* [YOUR OBJECTIVE] Quote the records that follow in full and exactly; leave out the pictures.

[Source data]
- - - - -

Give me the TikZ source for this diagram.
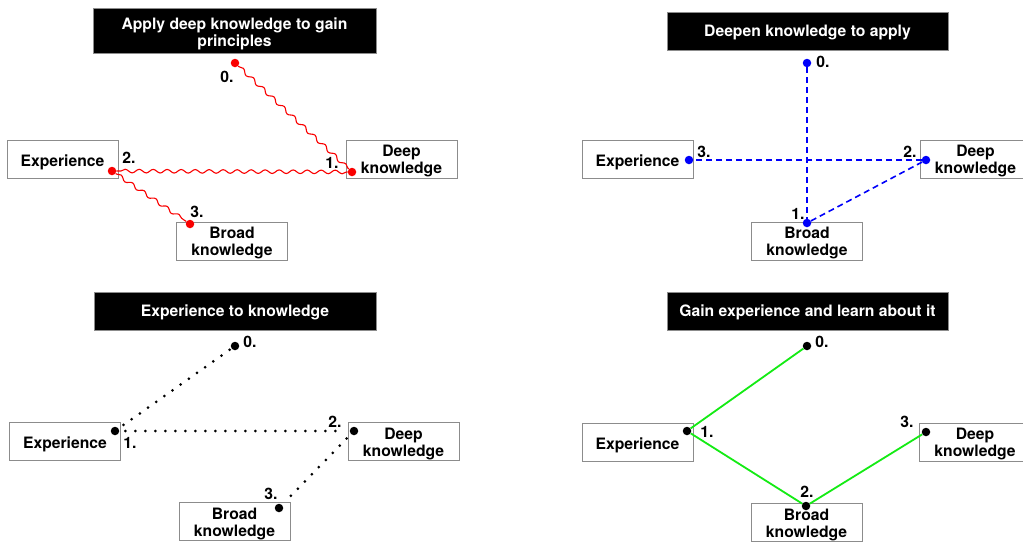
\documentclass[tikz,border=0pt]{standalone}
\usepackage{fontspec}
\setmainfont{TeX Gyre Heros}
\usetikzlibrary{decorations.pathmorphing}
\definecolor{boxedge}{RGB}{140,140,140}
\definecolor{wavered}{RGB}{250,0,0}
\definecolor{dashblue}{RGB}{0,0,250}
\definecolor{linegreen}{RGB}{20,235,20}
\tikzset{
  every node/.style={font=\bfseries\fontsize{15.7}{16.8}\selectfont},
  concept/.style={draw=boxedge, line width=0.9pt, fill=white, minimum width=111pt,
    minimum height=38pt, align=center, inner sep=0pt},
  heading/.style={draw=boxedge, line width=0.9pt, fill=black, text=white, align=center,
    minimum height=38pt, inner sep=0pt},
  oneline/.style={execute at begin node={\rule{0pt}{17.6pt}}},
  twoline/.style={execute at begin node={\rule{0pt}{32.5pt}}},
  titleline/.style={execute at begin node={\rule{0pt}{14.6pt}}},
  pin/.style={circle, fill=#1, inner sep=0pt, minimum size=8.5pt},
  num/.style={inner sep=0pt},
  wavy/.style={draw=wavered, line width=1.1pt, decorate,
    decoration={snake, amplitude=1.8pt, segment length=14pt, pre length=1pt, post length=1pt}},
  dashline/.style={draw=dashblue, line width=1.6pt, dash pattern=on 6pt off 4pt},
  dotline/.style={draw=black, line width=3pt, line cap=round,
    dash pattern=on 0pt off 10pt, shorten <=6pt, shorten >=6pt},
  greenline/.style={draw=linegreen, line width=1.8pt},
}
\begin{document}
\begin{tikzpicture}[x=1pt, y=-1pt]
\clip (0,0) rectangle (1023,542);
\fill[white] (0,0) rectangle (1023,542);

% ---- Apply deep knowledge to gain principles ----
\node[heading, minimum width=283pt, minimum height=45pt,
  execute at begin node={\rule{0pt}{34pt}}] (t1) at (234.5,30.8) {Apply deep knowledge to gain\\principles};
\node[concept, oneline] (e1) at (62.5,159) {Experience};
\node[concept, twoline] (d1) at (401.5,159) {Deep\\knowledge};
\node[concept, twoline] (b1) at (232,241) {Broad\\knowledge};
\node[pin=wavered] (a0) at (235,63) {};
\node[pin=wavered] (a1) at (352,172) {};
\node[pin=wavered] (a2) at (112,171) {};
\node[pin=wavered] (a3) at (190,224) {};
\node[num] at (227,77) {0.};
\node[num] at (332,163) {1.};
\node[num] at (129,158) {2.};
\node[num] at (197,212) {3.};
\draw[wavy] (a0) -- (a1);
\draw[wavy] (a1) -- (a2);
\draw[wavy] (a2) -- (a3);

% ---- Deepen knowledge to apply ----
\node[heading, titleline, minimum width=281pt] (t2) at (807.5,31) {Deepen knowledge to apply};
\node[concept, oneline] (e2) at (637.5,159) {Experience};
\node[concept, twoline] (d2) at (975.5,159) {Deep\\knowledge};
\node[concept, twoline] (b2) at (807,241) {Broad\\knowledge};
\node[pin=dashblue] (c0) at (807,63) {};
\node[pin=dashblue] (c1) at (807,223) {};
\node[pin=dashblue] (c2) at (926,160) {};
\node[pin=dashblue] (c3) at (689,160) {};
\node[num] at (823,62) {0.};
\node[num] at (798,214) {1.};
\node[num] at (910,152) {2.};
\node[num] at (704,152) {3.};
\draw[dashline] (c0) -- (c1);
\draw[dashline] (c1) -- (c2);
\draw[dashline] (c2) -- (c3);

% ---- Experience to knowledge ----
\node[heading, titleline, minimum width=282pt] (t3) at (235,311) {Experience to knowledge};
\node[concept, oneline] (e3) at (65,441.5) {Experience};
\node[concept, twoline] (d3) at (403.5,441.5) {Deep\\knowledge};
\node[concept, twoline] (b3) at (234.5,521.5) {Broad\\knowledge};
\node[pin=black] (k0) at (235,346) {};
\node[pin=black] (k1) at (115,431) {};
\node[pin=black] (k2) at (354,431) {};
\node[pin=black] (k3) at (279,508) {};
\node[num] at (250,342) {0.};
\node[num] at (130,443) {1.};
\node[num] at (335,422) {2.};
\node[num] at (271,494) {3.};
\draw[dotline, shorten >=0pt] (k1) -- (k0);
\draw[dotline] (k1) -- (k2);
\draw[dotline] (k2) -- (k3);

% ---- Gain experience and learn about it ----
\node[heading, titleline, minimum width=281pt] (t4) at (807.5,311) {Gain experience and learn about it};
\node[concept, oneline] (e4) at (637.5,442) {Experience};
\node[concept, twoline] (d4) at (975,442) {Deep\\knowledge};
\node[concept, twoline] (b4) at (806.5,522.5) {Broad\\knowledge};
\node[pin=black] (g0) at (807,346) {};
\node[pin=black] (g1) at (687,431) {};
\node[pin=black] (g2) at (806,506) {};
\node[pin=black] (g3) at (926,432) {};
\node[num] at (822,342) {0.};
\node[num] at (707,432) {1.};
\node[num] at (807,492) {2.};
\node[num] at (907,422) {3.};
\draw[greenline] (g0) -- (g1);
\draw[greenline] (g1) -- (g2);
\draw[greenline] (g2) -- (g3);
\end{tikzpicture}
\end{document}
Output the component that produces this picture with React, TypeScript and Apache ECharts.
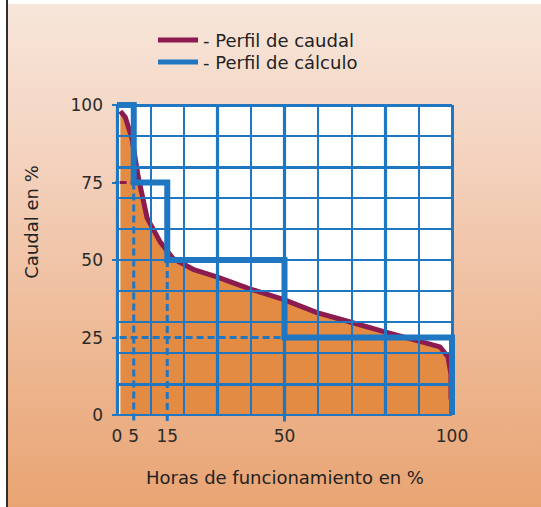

- - - - -

* [EXERCISE SOLUTION]
Give me the TikZ source for this diagram.
\documentclass[tikz,border=0pt]{standalone}
\usepackage{fontspec}
\setmainfont{TeX Gyre Heros}
\usetikzlibrary{decorations.pathmorphing}
\definecolor{boxedge}{RGB}{140,140,140}
\definecolor{wavered}{RGB}{250,0,0}
\definecolor{dashblue}{RGB}{0,0,250}
\definecolor{linegreen}{RGB}{20,235,20}
\tikzset{
  every node/.style={font=\bfseries\fontsize{15.7}{16.8}\selectfont},
  concept/.style={draw=boxedge, line width=0.9pt, fill=white, minimum width=111pt,
    minimum height=38pt, align=center, inner sep=0pt},
  heading/.style={draw=boxedge, line width=0.9pt, fill=black, text=white, align=center,
    minimum height=38pt, inner sep=0pt},
  oneline/.style={execute at begin node={\rule{0pt}{17.6pt}}},
  twoline/.style={execute at begin node={\rule{0pt}{32.5pt}}},
  titleline/.style={execute at begin node={\rule{0pt}{14.6pt}}},
  pin/.style={circle, fill=#1, inner sep=0pt, minimum size=8.5pt},
  num/.style={inner sep=0pt},
  wavy/.style={draw=wavered, line width=1.1pt, decorate,
    decoration={snake, amplitude=1.8pt, segment length=14pt, pre length=1pt, post length=1pt}},
  dashline/.style={draw=dashblue, line width=1.6pt, dash pattern=on 6pt off 4pt},
  dotline/.style={draw=black, line width=3pt, line cap=round,
    dash pattern=on 0pt off 10pt, shorten <=6pt, shorten >=6pt},
  greenline/.style={draw=linegreen, line width=1.8pt},
}
\begin{document}
\begin{tikzpicture}[x=1pt, y=-1pt]
\clip (0,0) rectangle (1023,542);
\fill[white] (0,0) rectangle (1023,542);

% ---- Apply deep knowledge to gain principles ----
\node[heading, minimum width=283pt, minimum height=45pt,
  execute at begin node={\rule{0pt}{34pt}}] (t1) at (234.5,30.8) {Apply deep knowledge to gain\\principles};
\node[concept, oneline] (e1) at (62.5,159) {Experience};
\node[concept, twoline] (d1) at (401.5,159) {Deep\\knowledge};
\node[concept, twoline] (b1) at (232,241) {Broad\\knowledge};
\node[pin=wavered] (a0) at (235,63) {};
\node[pin=wavered] (a1) at (352,172) {};
\node[pin=wavered] (a2) at (112,171) {};
\node[pin=wavered] (a3) at (190,224) {};
\node[num] at (227,77) {0.};
\node[num] at (332,163) {1.};
\node[num] at (129,158) {2.};
\node[num] at (197,212) {3.};
\draw[wavy] (a0) -- (a1);
\draw[wavy] (a1) -- (a2);
\draw[wavy] (a2) -- (a3);

% ---- Deepen knowledge to apply ----
\node[heading, titleline, minimum width=281pt] (t2) at (807.5,31) {Deepen knowledge to apply};
\node[concept, oneline] (e2) at (637.5,159) {Experience};
\node[concept, twoline] (d2) at (975.5,159) {Deep\\knowledge};
\node[concept, twoline] (b2) at (807,241) {Broad\\knowledge};
\node[pin=dashblue] (c0) at (807,63) {};
\node[pin=dashblue] (c1) at (807,223) {};
\node[pin=dashblue] (c2) at (926,160) {};
\node[pin=dashblue] (c3) at (689,160) {};
\node[num] at (823,62) {0.};
\node[num] at (798,214) {1.};
\node[num] at (910,152) {2.};
\node[num] at (704,152) {3.};
\draw[dashline] (c0) -- (c1);
\draw[dashline] (c1) -- (c2);
\draw[dashline] (c2) -- (c3);

% ---- Experience to knowledge ----
\node[heading, titleline, minimum width=282pt] (t3) at (235,311) {Experience to knowledge};
\node[concept, oneline] (e3) at (65,441.5) {Experience};
\node[concept, twoline] (d3) at (403.5,441.5) {Deep\\knowledge};
\node[concept, twoline] (b3) at (234.5,521.5) {Broad\\knowledge};
\node[pin=black] (k0) at (235,346) {};
\node[pin=black] (k1) at (115,431) {};
\node[pin=black] (k2) at (354,431) {};
\node[pin=black] (k3) at (279,508) {};
\node[num] at (250,342) {0.};
\node[num] at (130,443) {1.};
\node[num] at (335,422) {2.};
\node[num] at (271,494) {3.};
\draw[dotline, shorten >=0pt] (k1) -- (k0);
\draw[dotline] (k1) -- (k2);
\draw[dotline] (k2) -- (k3);

% ---- Gain experience and learn about it ----
\node[heading, titleline, minimum width=281pt] (t4) at (807.5,311) {Gain experience and learn about it};
\node[concept, oneline] (e4) at (637.5,442) {Experience};
\node[concept, twoline] (d4) at (975,442) {Deep\\knowledge};
\node[concept, twoline] (b4) at (806.5,522.5) {Broad\\knowledge};
\node[pin=black] (g0) at (807,346) {};
\node[pin=black] (g1) at (687,431) {};
\node[pin=black] (g2) at (806,506) {};
\node[pin=black] (g3) at (926,432) {};
\node[num] at (822,342) {0.};
\node[num] at (707,432) {1.};
\node[num] at (807,492) {2.};
\node[num] at (907,422) {3.};
\draw[greenline] (g0) -- (g1);
\draw[greenline] (g1) -- (g2);
\draw[greenline] (g2) -- (g3);
\end{tikzpicture}
\end{document}
Output the component that produces this picture with React, TypeScript and Apache ECharts.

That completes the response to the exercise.